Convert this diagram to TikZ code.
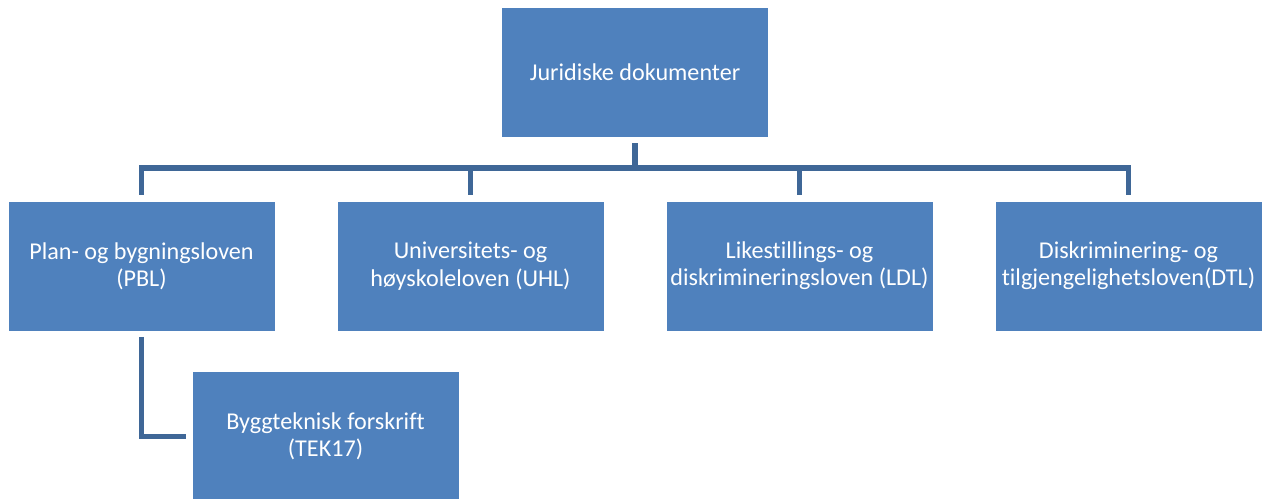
\documentclass[tikz,border=0pt]{standalone}
\usepackage{fontspec}
\setmainfont[Ligatures={NoCommon}]{Carlito}
\usepackage{tikz}
\usetikzlibrary{positioning}
\definecolor{boxblue}{RGB}{79,129,189}
\definecolor{lineblue}{RGB}{63,103,151}
\newcommand\unitsize{0.75pt}
\tikzset{lawbox/.style={rectangle, fill=boxblue, text=white, inner sep=0pt, minimum width=266*\unitsize, minimum height=129*\unitsize, align=center, font=\fontsize{18.1}{20.5}\selectfont}}
\tikzset{connector/.style={draw=lineblue, line width=4.2pt, shorten <=4.5pt, shorten >=4.5pt}}

\begin{document}
\begin{tikzpicture}[x=\unitsize, y=-\unitsize]
\useasboundingbox (0,0) rectangle (1262,499);
\node[lawbox] (top) at (635,72.5) {Juridiske dokumenter};
\foreach \txt [count=\i from 0] in {{Plan- og bygningsloven\\(PBL)},{Universitets- og\\høyskoleloven (UHL)},{Likestillings- og\\diskrimineringsloven (LDL)},{Diskriminering- og\\tilgjengelighetsloven(DTL)}} {
	\node[lawbox] (law\i) at (141.5+\i*329,266) {\txt};
	\draw[connector] (top.south) -- ++(0,31) -| (law\i.north);
}
\node[lawbox] (tek) at (325.5,436.5) {Byggteknisk forskrift\\(TEK17)};
\draw[connector] (law0.south) |- (tek.west);
\end{tikzpicture}
\end{document}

Problem – Skip the images and write out the rest of the listing exactly.

Written reply –
Convert this diagram to TikZ code.
\documentclass[tikz,border=0pt]{standalone}
\usepackage{fontspec}
\setmainfont[Ligatures={NoCommon}]{Carlito}
\usepackage{tikz}
\usetikzlibrary{positioning}
\definecolor{boxblue}{RGB}{79,129,189}
\definecolor{lineblue}{RGB}{63,103,151}
\newcommand\unitsize{0.75pt}
\tikzset{lawbox/.style={rectangle, fill=boxblue, text=white, inner sep=0pt, minimum width=266*\unitsize, minimum height=129*\unitsize, align=center, font=\fontsize{18.1}{20.5}\selectfont}}
\tikzset{connector/.style={draw=lineblue, line width=4.2pt, shorten <=4.5pt, shorten >=4.5pt}}

\begin{document}
\begin{tikzpicture}[x=\unitsize, y=-\unitsize]
\useasboundingbox (0,0) rectangle (1262,499);
\node[lawbox] (top) at (635,72.5) {Juridiske dokumenter};
\foreach \txt [count=\i from 0] in {{Plan- og bygningsloven\\(PBL)},{Universitets- og\\høyskoleloven (UHL)},{Likestillings- og\\diskrimineringsloven (LDL)},{Diskriminering- og\\tilgjengelighetsloven(DTL)}} {
	\node[lawbox] (law\i) at (141.5+\i*329,266) {\txt};
	\draw[connector] (top.south) -- ++(0,31) -| (law\i.north);
}
\node[lawbox] (tek) at (325.5,436.5) {Byggteknisk forskrift\\(TEK17)};
\draw[connector] (law0.south) |- (tek.west);
\end{tikzpicture}
\end{document}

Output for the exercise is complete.